Take the lines of the data below from the very first through the line containing "1.330, 0.230, 0.035];" and output them exactly, pictures excluded.

Data excerpt
* Start *

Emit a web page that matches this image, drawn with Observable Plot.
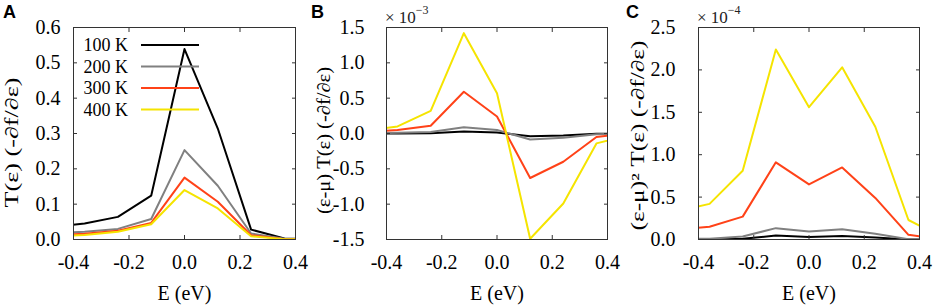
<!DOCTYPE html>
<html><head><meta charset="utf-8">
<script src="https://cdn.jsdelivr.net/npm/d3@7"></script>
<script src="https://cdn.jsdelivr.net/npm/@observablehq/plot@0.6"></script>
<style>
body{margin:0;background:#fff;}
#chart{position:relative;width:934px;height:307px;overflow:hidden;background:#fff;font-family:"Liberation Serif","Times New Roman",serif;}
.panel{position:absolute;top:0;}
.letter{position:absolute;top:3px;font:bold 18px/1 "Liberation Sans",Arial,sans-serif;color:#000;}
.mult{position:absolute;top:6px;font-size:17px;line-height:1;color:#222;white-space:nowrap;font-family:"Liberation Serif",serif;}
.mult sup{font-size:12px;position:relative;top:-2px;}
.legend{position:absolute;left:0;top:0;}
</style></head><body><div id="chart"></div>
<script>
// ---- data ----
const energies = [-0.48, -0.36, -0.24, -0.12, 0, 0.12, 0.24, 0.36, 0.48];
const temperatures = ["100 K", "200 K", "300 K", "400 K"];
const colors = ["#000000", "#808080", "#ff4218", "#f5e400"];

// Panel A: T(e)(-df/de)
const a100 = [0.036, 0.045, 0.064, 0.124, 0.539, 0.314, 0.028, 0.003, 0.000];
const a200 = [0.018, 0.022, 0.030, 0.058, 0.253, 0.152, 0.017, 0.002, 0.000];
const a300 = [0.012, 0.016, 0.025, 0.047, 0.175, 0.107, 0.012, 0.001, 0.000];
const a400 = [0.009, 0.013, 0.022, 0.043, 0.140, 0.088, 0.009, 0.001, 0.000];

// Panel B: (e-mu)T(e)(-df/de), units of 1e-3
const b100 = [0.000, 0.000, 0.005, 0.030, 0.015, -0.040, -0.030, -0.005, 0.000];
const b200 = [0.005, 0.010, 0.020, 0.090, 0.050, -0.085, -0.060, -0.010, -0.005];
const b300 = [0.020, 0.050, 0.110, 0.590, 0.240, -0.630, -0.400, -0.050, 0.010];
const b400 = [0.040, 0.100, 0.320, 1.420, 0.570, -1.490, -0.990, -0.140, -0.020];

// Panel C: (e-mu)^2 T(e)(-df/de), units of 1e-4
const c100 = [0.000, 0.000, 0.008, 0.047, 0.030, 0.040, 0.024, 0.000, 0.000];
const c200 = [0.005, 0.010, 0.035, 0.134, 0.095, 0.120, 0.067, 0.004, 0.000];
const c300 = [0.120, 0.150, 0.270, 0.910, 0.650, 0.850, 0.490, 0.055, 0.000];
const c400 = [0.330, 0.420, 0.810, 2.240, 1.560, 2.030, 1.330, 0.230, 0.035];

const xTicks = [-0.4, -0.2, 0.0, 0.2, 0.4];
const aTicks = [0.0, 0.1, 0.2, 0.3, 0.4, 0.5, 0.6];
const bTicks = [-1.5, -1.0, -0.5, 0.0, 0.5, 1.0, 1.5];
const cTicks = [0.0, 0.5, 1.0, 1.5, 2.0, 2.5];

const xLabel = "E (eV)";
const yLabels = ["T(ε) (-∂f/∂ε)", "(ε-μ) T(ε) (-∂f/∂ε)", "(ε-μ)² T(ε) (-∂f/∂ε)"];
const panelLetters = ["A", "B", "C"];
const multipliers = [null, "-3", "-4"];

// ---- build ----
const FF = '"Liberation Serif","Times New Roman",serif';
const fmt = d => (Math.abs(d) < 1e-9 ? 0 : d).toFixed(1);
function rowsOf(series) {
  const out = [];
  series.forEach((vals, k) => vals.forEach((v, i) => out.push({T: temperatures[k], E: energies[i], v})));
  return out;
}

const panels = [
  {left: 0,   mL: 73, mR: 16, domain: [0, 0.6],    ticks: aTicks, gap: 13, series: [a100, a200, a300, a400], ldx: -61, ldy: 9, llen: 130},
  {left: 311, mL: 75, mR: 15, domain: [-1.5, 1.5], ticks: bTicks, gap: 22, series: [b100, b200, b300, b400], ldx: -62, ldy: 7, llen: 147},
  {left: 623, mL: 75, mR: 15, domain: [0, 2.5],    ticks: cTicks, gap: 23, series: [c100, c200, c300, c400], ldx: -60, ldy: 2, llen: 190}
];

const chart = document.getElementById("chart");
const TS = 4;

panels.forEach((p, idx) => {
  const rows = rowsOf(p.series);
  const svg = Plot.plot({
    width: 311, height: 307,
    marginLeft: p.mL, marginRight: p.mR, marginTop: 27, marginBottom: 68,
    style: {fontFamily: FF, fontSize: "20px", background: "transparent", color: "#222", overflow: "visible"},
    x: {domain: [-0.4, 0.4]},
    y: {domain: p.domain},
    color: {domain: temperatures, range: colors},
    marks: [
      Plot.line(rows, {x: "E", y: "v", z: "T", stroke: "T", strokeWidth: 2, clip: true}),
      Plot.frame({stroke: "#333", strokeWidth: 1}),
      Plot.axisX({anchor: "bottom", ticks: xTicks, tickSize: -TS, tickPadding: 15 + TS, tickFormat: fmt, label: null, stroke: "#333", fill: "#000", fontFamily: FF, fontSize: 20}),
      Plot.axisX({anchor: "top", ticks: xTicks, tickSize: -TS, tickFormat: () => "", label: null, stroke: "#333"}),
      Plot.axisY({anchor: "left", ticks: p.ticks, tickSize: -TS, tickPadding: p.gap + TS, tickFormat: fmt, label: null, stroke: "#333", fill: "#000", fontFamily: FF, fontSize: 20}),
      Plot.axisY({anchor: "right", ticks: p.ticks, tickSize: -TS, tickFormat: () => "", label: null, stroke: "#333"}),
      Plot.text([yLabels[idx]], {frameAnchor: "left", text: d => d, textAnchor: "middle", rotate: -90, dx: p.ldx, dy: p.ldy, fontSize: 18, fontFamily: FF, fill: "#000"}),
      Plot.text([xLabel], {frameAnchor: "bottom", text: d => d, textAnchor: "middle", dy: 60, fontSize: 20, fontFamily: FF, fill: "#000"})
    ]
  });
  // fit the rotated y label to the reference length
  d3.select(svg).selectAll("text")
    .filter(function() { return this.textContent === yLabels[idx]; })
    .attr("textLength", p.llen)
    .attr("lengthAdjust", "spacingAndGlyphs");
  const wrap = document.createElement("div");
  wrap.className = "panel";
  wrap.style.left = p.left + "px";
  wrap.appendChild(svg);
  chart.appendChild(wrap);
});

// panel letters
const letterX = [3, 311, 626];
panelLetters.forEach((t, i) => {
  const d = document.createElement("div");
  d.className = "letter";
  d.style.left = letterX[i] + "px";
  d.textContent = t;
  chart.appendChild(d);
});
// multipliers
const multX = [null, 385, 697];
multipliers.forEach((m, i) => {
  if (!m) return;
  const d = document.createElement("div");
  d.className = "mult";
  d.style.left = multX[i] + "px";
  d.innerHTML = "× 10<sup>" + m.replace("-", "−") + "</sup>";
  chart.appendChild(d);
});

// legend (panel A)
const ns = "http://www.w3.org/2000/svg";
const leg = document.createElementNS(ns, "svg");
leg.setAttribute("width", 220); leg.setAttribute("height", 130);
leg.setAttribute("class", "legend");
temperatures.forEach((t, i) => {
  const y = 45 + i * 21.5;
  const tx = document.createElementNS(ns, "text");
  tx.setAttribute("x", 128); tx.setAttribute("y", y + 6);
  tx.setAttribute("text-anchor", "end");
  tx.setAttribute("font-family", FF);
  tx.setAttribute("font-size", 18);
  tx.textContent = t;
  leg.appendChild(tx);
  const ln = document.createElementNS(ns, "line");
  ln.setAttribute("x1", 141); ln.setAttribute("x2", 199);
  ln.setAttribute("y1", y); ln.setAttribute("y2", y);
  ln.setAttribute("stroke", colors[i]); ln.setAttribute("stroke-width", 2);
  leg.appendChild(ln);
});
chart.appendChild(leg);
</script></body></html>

* End *

Expected answer
Emit a web page that matches this image, drawn with Observable Plot.
<!DOCTYPE html>
<html><head><meta charset="utf-8">
<script src="https://cdn.jsdelivr.net/npm/d3@7"></script>
<script src="https://cdn.jsdelivr.net/npm/@observablehq/plot@0.6"></script>
<style>
body{margin:0;background:#fff;}
#chart{position:relative;width:934px;height:307px;overflow:hidden;background:#fff;font-family:"Liberation Serif","Times New Roman",serif;}
.panel{position:absolute;top:0;}
.letter{position:absolute;top:3px;font:bold 18px/1 "Liberation Sans",Arial,sans-serif;color:#000;}
.mult{position:absolute;top:6px;font-size:17px;line-height:1;color:#222;white-space:nowrap;font-family:"Liberation Serif",serif;}
.mult sup{font-size:12px;position:relative;top:-2px;}
.legend{position:absolute;left:0;top:0;}
</style></head><body><div id="chart"></div>
<script>
// ---- data ----
const energies = [-0.48, -0.36, -0.24, -0.12, 0, 0.12, 0.24, 0.36, 0.48];
const temperatures = ["100 K", "200 K", "300 K", "400 K"];
const colors = ["#000000", "#808080", "#ff4218", "#f5e400"];

// Panel A: T(e)(-df/de)
const a100 = [0.036, 0.045, 0.064, 0.124, 0.539, 0.314, 0.028, 0.003, 0.000];
const a200 = [0.018, 0.022, 0.030, 0.058, 0.253, 0.152, 0.017, 0.002, 0.000];
const a300 = [0.012, 0.016, 0.025, 0.047, 0.175, 0.107, 0.012, 0.001, 0.000];
const a400 = [0.009, 0.013, 0.022, 0.043, 0.140, 0.088, 0.009, 0.001, 0.000];

// Panel B: (e-mu)T(e)(-df/de), units of 1e-3
const b100 = [0.000, 0.000, 0.005, 0.030, 0.015, -0.040, -0.030, -0.005, 0.000];
const b200 = [0.005, 0.010, 0.020, 0.090, 0.050, -0.085, -0.060, -0.010, -0.005];
const b300 = [0.020, 0.050, 0.110, 0.590, 0.240, -0.630, -0.400, -0.050, 0.010];
const b400 = [0.040, 0.100, 0.320, 1.420, 0.570, -1.490, -0.990, -0.140, -0.020];

// Panel C: (e-mu)^2 T(e)(-df/de), units of 1e-4
const c100 = [0.000, 0.000, 0.008, 0.047, 0.030, 0.040, 0.024, 0.000, 0.000];
const c200 = [0.005, 0.010, 0.035, 0.134, 0.095, 0.120, 0.067, 0.004, 0.000];
const c300 = [0.120, 0.150, 0.270, 0.910, 0.650, 0.850, 0.490, 0.055, 0.000];
const c400 = [0.330, 0.420, 0.810, 2.240, 1.560, 2.030, 1.330, 0.230, 0.035];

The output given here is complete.